India Successfully Tests 3,500-km Range K-4 Submarine-Launched Ballistic Missile From INS Arihant
India has carried out a reported user trial of the K-4 submarine-launched ballistic missile (SLBM) variant from its nuclear-powered ballistic missile submarine (SSBN) INS Arihant in the Bay of Bengal on December 23, in what would mark another step toward deepening the sea leg of its nuclear triad. The reported launch, circulating widely across open-source defence watchers and social media accounts, described a test to a range of roughly 3,500 km, consistent with known parameters of the K-4 system.
India’s Ministry of Defence has not issued a fresh, detailed public statement on the December 23 event as of Wednesday morning (IST). In recent years, official readouts on SSBN-related “user training” launches have tended to be brief, with operational details such as exact range, flight profile, and submarine location kept tightly held.
Why the K-4 Matters to India’s Nuclear Triad
The K-4 is an intermediate-range SLBM developed by the Defence Research and Development Organisation (DRDO) for deployment on Arihant-class SSBNs. With a commonly reported maximum reach of about 3,500 km, K-4 significantly extends India’s sea-based strike envelope compared with the shorter-range K-15 (Sagarika), and is central to strengthening a survivable, retaliatory second-strike posture from beneath the ocean surface.
India’s nuclear triad—air-delivered weapons, land-based ballistic missiles, and sea-based missiles—is designed to ensure that a credible retaliatory capability remains available even if one leg is degraded. Official Indian statements in prior SLBM launches have explicitly linked SSBN operations to a “robust, survivable and assured retaliatory capability,” aligning with India’s declared doctrine of credible minimum deterrence and its “No First Use” posture.
The Platform: INS Arihant and the Bay of Bengal Test Corridor
INS Arihant is India’s lead Arihant-class SSBN, built under the Advanced Technology Vessel (ATV) programme at Visakhapatnam. Open sources describe the class as carrying four vertical launch tubes, configurable for either multiple K-15 missiles or fewer, larger K-4 missiles—an arrangement that reflects the trade-off between payload count and strike range.
The Bay of Bengal has long served as India’s primary strategic missile test corridor, with prior K-4 developmental launches—many conducted from submerged pontoons before operational submarine trials—also associated with the eastern seaboard test architecture.
What Is Known About the K-4 System
Open technical descriptions characterize K-4 as a two-stage, solid-fuel SLBM, designed for cold launch from underwater before ignition and flight on a ballistic trajectory.

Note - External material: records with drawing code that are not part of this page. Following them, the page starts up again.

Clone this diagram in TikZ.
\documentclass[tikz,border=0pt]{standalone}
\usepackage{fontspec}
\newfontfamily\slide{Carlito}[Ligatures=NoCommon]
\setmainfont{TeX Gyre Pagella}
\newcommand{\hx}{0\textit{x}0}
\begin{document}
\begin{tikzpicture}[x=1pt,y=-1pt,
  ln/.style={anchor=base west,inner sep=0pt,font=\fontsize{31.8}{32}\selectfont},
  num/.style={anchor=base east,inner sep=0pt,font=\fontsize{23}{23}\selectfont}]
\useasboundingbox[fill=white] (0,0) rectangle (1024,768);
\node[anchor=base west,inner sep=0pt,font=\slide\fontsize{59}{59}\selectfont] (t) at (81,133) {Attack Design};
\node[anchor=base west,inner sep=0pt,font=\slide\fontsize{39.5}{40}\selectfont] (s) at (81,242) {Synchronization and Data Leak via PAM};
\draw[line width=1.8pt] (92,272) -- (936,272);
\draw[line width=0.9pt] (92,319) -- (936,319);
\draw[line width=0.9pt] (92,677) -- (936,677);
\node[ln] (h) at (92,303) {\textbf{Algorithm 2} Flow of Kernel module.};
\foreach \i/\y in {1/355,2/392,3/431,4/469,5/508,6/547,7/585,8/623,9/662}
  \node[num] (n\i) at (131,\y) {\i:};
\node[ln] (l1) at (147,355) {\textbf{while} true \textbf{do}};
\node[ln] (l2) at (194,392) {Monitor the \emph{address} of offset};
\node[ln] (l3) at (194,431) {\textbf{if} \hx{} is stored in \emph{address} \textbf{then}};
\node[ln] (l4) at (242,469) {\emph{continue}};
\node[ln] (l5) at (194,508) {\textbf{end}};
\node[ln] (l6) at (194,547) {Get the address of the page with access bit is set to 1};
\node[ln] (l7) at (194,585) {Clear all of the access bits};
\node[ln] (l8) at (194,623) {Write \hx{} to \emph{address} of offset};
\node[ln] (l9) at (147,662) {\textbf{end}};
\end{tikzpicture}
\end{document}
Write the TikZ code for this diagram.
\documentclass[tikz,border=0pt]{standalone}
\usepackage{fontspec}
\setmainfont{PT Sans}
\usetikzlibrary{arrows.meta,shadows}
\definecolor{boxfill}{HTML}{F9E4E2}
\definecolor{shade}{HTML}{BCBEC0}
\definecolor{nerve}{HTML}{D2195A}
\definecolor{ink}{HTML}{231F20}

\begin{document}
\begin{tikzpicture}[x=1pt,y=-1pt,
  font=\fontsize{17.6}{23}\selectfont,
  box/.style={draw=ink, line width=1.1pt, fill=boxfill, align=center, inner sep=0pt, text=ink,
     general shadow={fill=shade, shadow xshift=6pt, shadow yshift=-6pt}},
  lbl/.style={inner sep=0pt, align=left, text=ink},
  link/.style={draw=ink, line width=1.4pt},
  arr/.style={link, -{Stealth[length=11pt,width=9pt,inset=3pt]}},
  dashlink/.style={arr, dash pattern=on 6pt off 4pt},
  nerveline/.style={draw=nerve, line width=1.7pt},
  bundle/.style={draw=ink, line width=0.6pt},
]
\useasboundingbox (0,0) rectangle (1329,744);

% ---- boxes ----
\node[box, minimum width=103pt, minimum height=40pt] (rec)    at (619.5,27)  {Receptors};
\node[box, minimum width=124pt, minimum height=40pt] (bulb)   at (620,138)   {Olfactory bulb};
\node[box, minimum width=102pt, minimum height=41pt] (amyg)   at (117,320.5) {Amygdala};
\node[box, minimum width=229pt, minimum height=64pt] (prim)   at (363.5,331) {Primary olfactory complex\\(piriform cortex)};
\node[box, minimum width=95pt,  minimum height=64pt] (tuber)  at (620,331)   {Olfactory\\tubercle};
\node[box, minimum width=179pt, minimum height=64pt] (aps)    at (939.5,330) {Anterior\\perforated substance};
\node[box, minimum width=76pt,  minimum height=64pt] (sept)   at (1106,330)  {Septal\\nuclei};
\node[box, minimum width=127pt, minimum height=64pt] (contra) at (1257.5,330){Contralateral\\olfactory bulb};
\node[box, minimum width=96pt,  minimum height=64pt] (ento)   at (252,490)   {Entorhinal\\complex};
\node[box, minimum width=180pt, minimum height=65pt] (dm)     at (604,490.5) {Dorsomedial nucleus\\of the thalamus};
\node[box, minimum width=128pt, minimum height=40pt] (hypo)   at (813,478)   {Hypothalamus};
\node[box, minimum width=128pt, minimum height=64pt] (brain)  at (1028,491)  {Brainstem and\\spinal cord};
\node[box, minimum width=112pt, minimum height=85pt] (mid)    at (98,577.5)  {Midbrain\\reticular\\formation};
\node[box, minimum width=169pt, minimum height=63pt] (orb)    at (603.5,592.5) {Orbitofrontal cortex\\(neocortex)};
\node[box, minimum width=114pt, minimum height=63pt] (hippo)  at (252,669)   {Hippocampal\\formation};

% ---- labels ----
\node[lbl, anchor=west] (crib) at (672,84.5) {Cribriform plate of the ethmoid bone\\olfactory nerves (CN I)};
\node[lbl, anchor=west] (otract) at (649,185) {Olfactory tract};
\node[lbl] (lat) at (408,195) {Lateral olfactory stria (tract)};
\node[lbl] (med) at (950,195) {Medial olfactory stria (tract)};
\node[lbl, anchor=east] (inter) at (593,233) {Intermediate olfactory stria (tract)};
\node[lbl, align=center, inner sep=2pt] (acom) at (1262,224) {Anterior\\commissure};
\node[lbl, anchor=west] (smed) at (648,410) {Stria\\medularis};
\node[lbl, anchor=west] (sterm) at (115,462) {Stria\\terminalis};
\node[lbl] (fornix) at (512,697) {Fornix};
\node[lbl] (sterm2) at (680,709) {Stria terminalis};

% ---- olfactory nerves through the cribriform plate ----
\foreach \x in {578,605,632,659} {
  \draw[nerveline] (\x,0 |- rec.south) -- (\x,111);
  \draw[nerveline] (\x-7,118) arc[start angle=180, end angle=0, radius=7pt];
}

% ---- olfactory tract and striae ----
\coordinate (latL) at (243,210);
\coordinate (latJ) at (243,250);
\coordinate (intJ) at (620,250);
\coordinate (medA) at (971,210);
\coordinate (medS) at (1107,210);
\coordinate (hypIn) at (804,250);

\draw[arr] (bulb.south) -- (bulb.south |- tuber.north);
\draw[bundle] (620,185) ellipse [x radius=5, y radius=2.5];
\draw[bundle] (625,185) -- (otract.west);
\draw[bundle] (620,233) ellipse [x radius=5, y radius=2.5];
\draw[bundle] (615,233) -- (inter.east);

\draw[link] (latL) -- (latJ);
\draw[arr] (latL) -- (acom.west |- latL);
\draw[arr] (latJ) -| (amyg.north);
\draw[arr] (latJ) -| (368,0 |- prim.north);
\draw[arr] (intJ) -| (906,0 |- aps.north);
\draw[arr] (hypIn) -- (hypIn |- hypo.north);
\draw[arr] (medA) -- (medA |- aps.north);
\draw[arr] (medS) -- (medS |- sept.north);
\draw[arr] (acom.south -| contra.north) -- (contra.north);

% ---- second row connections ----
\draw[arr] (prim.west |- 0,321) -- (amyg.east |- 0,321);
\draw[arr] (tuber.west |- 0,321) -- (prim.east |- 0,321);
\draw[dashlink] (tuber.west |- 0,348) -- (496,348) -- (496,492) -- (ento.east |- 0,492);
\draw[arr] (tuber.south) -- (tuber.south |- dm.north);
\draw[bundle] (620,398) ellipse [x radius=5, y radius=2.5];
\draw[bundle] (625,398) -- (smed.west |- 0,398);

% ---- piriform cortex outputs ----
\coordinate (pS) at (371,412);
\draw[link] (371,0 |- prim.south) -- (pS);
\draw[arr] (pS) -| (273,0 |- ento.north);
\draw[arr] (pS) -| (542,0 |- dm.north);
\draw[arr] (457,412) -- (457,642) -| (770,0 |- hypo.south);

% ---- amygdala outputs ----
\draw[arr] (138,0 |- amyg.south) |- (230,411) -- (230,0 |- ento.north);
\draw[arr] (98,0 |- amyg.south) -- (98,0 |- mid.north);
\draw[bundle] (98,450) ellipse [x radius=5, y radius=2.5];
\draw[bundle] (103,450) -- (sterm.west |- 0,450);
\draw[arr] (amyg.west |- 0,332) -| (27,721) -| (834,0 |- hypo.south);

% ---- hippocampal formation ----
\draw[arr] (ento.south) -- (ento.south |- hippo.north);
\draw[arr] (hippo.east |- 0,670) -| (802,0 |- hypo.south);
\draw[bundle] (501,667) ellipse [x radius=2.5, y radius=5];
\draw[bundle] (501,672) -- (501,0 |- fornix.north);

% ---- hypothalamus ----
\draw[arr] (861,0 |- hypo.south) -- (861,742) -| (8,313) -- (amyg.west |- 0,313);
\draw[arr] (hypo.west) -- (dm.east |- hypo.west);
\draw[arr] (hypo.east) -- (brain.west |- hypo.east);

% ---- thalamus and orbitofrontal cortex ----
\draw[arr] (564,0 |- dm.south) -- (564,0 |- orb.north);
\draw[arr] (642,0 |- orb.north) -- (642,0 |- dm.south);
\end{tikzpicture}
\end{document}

While specific figures are often treated as sensitive, widely cited open sources place its length at around 12 metres and its weight near 17 tonnes, with modern guidance packages intended to improve accuracy.
The missile’s range class around 3,500 km is the most strategically consequential detail, because it allows patrol areas to be chosen for survivability while still holding distant targets at risk, reducing the pressure to move SSBNs closer to adversary shorelines.
The Broader SSBN Push: More Boats, More Patrol Options
The reported December 23 launch comes amid signals that India is preparing to expand its SSBN force structure. In early December, Indian media reports quoted the Navy Chief as saying a third SSBN, identified as INS Aridhaman, is expected to be commissioned “soon” or early next year—an addition that would increase patrol availability and deepen the credibility of continuous at-sea deterrence.
India commissioned its second Arihant-class SSBN, INS Arighaat, in August 2024, with official messaging at the time explicitly framing the platform as a reinforcement of the nuclear triad and deterrence posture.
Regional Signalling and Indian Ocean Scrutiny
Strategic analysts have warned that undersea deterrence operations are increasingly visible to rival powers through maritime surveillance, and that missile tests can become focal points for monitoring activity in the Indian Ocean. In a December 19 commentary, Chatham House flagged escalation risks around a possible K-4-related test dynamic in the region, underscoring how deterrence moves are now closely watched by multiple nuclear-armed states.
Separately, open-source reporting in mid-December pointed to airspace and sea warnings consistent with a long-range test window over the Bay of Bengal—often a precursor pattern for Indian missile trials—though such notices do not, by themselves, confirm which system is being tested.
What to Watch Next
If the December 23 event is formally acknowledged, attention will likely focus on whether it was a routine “user training” launch, a validation of a specific K-4 configuration, or part of a broader sequence intended to support higher SSBN readiness as additional boats join the fleet. For India’s deterrent posture, the key takeaway is the same: regularized SLBM operations from operational submarines are the clearest signal that the sea-based leg of the triad is moving from milestone launches toward repeatable, doctrine-aligned capability.